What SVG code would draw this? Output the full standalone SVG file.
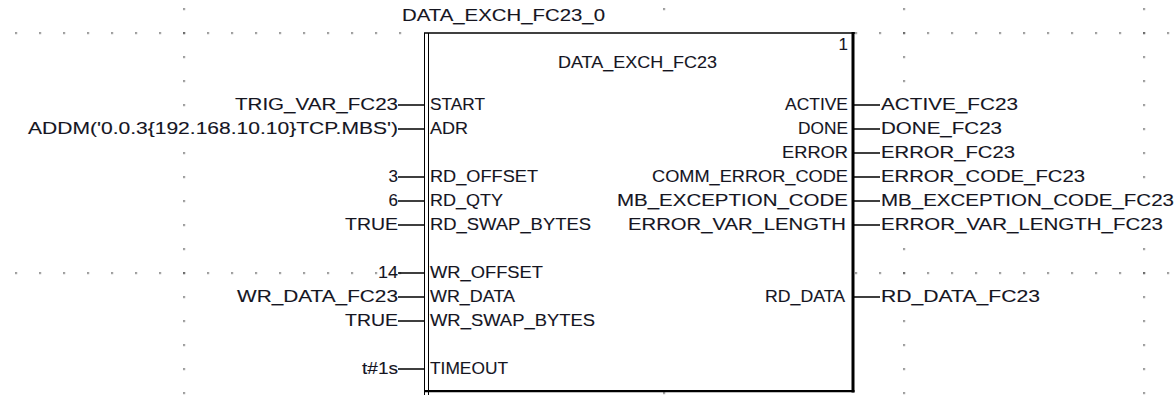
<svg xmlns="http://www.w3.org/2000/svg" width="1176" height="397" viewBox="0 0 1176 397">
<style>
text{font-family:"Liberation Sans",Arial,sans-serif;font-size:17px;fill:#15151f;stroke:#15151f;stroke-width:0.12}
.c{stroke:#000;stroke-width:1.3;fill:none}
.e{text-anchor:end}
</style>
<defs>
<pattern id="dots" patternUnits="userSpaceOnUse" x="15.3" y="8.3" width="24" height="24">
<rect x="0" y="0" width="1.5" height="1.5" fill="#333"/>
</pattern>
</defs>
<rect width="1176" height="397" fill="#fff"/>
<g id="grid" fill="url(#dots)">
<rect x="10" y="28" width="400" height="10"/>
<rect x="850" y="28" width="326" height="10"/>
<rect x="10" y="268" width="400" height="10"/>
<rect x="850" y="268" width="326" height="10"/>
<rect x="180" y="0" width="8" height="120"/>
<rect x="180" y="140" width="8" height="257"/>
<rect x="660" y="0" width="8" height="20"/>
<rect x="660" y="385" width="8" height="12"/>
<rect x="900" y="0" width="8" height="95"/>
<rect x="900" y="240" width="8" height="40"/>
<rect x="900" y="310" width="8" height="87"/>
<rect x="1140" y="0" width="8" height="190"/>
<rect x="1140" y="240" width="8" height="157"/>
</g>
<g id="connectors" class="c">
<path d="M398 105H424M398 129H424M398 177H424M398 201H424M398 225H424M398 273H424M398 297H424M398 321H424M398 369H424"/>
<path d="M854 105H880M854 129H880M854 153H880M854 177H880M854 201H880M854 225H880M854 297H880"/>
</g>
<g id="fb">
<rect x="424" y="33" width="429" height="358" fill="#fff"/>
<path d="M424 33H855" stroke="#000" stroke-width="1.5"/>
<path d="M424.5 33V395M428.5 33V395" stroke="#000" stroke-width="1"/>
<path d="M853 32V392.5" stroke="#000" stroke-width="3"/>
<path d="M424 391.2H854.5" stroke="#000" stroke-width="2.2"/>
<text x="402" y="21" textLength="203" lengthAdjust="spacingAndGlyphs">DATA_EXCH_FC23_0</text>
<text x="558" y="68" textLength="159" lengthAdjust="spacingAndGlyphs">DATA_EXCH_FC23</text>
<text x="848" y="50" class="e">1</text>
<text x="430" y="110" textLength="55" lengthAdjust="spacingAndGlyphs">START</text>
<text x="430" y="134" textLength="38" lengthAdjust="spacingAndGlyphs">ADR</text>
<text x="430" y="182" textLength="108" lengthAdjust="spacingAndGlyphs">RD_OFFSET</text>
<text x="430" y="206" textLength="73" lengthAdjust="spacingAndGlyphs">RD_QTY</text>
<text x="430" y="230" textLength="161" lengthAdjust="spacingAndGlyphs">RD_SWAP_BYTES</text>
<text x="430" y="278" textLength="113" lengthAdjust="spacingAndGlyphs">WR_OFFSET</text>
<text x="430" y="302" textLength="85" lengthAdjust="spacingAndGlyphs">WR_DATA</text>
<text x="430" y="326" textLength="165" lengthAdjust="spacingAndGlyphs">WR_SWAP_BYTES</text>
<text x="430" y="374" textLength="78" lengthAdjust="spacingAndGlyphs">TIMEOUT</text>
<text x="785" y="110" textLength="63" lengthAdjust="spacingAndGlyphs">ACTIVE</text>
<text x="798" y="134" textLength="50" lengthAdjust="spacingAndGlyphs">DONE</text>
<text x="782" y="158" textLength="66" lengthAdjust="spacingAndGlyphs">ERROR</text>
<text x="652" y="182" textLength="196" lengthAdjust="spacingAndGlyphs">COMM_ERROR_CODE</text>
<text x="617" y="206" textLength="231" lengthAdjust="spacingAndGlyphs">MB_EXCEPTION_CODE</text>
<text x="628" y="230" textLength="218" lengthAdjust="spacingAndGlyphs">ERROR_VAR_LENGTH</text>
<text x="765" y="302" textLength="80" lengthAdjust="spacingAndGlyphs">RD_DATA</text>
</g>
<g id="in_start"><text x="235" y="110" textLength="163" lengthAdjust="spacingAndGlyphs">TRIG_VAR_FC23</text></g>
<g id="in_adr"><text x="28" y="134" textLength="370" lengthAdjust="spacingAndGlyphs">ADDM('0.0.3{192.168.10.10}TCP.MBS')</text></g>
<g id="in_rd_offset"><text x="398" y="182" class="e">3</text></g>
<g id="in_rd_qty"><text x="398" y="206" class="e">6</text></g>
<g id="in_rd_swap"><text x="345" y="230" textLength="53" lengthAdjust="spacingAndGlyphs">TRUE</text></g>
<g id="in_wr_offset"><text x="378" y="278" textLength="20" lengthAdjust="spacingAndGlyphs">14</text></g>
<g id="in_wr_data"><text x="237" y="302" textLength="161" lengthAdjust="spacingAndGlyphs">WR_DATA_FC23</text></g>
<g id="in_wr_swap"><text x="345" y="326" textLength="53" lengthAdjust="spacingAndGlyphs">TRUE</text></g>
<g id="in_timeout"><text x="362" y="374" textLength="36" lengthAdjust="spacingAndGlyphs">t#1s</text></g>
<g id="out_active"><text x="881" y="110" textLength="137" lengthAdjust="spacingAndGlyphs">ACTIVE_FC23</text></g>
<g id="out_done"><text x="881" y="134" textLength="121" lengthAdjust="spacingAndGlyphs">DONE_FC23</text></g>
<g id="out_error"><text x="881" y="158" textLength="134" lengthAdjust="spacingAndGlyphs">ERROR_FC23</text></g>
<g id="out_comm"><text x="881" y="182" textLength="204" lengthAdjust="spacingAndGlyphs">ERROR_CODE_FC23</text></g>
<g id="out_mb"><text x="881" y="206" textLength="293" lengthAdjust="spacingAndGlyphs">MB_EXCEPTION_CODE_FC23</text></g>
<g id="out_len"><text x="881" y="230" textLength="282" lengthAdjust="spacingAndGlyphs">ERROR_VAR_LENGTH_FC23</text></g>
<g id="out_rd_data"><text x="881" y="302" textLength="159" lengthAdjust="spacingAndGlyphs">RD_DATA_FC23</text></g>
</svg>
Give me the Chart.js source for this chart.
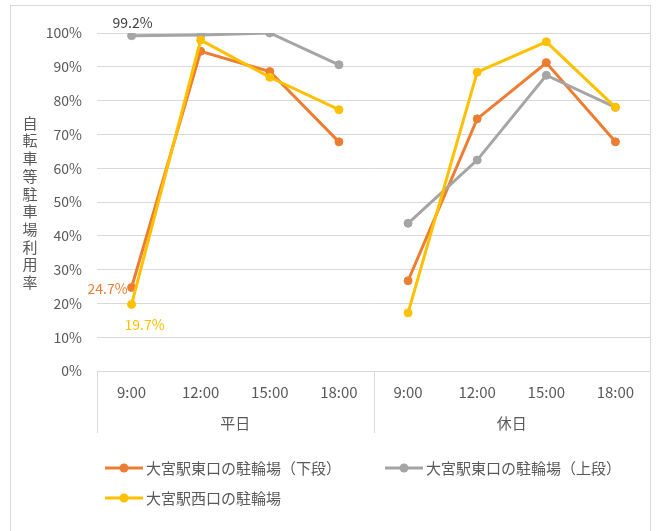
----
■ Requirements
Quote the entries above word for word. Leave the images out.

■ Written response
What SVG code would draw this? Output the full standalone SVG file.
<svg xmlns="http://www.w3.org/2000/svg" width="1176" height="397" viewBox="0 0 1176 397">
<style>
text{font-family:"Liberation Sans",Arial,sans-serif;font-size:17px;fill:#15151f;stroke:#15151f;stroke-width:0.12}
.c{stroke:#000;stroke-width:1.3;fill:none}
.e{text-anchor:end}
</style>
<defs>
<pattern id="dots" patternUnits="userSpaceOnUse" x="15.3" y="8.3" width="24" height="24">
<rect x="0" y="0" width="1.5" height="1.5" fill="#333"/>
</pattern>
</defs>
<rect width="1176" height="397" fill="#fff"/>
<g id="grid" fill="url(#dots)">
<rect x="10" y="28" width="400" height="10"/>
<rect x="850" y="28" width="326" height="10"/>
<rect x="10" y="268" width="400" height="10"/>
<rect x="850" y="268" width="326" height="10"/>
<rect x="180" y="0" width="8" height="120"/>
<rect x="180" y="140" width="8" height="257"/>
<rect x="660" y="0" width="8" height="20"/>
<rect x="660" y="385" width="8" height="12"/>
<rect x="900" y="0" width="8" height="95"/>
<rect x="900" y="240" width="8" height="40"/>
<rect x="900" y="310" width="8" height="87"/>
<rect x="1140" y="0" width="8" height="190"/>
<rect x="1140" y="240" width="8" height="157"/>
</g>
<g id="connectors" class="c">
<path d="M398 105H424M398 129H424M398 177H424M398 201H424M398 225H424M398 273H424M398 297H424M398 321H424M398 369H424"/>
<path d="M854 105H880M854 129H880M854 153H880M854 177H880M854 201H880M854 225H880M854 297H880"/>
</g>
<g id="fb">
<rect x="424" y="33" width="429" height="358" fill="#fff"/>
<path d="M424 33H855" stroke="#000" stroke-width="1.5"/>
<path d="M424.5 33V395M428.5 33V395" stroke="#000" stroke-width="1"/>
<path d="M853 32V392.5" stroke="#000" stroke-width="3"/>
<path d="M424 391.2H854.5" stroke="#000" stroke-width="2.2"/>
<text x="402" y="21" textLength="203" lengthAdjust="spacingAndGlyphs">DATA_EXCH_FC23_0</text>
<text x="558" y="68" textLength="159" lengthAdjust="spacingAndGlyphs">DATA_EXCH_FC23</text>
<text x="848" y="50" class="e">1</text>
<text x="430" y="110" textLength="55" lengthAdjust="spacingAndGlyphs">START</text>
<text x="430" y="134" textLength="38" lengthAdjust="spacingAndGlyphs">ADR</text>
<text x="430" y="182" textLength="108" lengthAdjust="spacingAndGlyphs">RD_OFFSET</text>
<text x="430" y="206" textLength="73" lengthAdjust="spacingAndGlyphs">RD_QTY</text>
<text x="430" y="230" textLength="161" lengthAdjust="spacingAndGlyphs">RD_SWAP_BYTES</text>
<text x="430" y="278" textLength="113" lengthAdjust="spacingAndGlyphs">WR_OFFSET</text>
<text x="430" y="302" textLength="85" lengthAdjust="spacingAndGlyphs">WR_DATA</text>
<text x="430" y="326" textLength="165" lengthAdjust="spacingAndGlyphs">WR_SWAP_BYTES</text>
<text x="430" y="374" textLength="78" lengthAdjust="spacingAndGlyphs">TIMEOUT</text>
<text x="785" y="110" textLength="63" lengthAdjust="spacingAndGlyphs">ACTIVE</text>
<text x="798" y="134" textLength="50" lengthAdjust="spacingAndGlyphs">DONE</text>
<text x="782" y="158" textLength="66" lengthAdjust="spacingAndGlyphs">ERROR</text>
<text x="652" y="182" textLength="196" lengthAdjust="spacingAndGlyphs">COMM_ERROR_CODE</text>
<text x="617" y="206" textLength="231" lengthAdjust="spacingAndGlyphs">MB_EXCEPTION_CODE</text>
<text x="628" y="230" textLength="218" lengthAdjust="spacingAndGlyphs">ERROR_VAR_LENGTH</text>
<text x="765" y="302" textLength="80" lengthAdjust="spacingAndGlyphs">RD_DATA</text>
</g>
<g id="in_start"><text x="235" y="110" textLength="163" lengthAdjust="spacingAndGlyphs">TRIG_VAR_FC23</text></g>
<g id="in_adr"><text x="28" y="134" textLength="370" lengthAdjust="spacingAndGlyphs">ADDM('0.0.3{192.168.10.10}TCP.MBS')</text></g>
<g id="in_rd_offset"><text x="398" y="182" class="e">3</text></g>
<g id="in_rd_qty"><text x="398" y="206" class="e">6</text></g>
<g id="in_rd_swap"><text x="345" y="230" textLength="53" lengthAdjust="spacingAndGlyphs">TRUE</text></g>
<g id="in_wr_offset"><text x="378" y="278" textLength="20" lengthAdjust="spacingAndGlyphs">14</text></g>
<g id="in_wr_data"><text x="237" y="302" textLength="161" lengthAdjust="spacingAndGlyphs">WR_DATA_FC23</text></g>
<g id="in_wr_swap"><text x="345" y="326" textLength="53" lengthAdjust="spacingAndGlyphs">TRUE</text></g>
<g id="in_timeout"><text x="362" y="374" textLength="36" lengthAdjust="spacingAndGlyphs">t#1s</text></g>
<g id="out_active"><text x="881" y="110" textLength="137" lengthAdjust="spacingAndGlyphs">ACTIVE_FC23</text></g>
<g id="out_done"><text x="881" y="134" textLength="121" lengthAdjust="spacingAndGlyphs">DONE_FC23</text></g>
<g id="out_error"><text x="881" y="158" textLength="134" lengthAdjust="spacingAndGlyphs">ERROR_FC23</text></g>
<g id="out_comm"><text x="881" y="182" textLength="204" lengthAdjust="spacingAndGlyphs">ERROR_CODE_FC23</text></g>
<g id="out_mb"><text x="881" y="206" textLength="293" lengthAdjust="spacingAndGlyphs">MB_EXCEPTION_CODE_FC23</text></g>
<g id="out_len"><text x="881" y="230" textLength="282" lengthAdjust="spacingAndGlyphs">ERROR_VAR_LENGTH_FC23</text></g>
<g id="out_rd_data"><text x="881" y="302" textLength="159" lengthAdjust="spacingAndGlyphs">RD_DATA_FC23</text></g>
</svg>
Give me the Chart.js source for this chart.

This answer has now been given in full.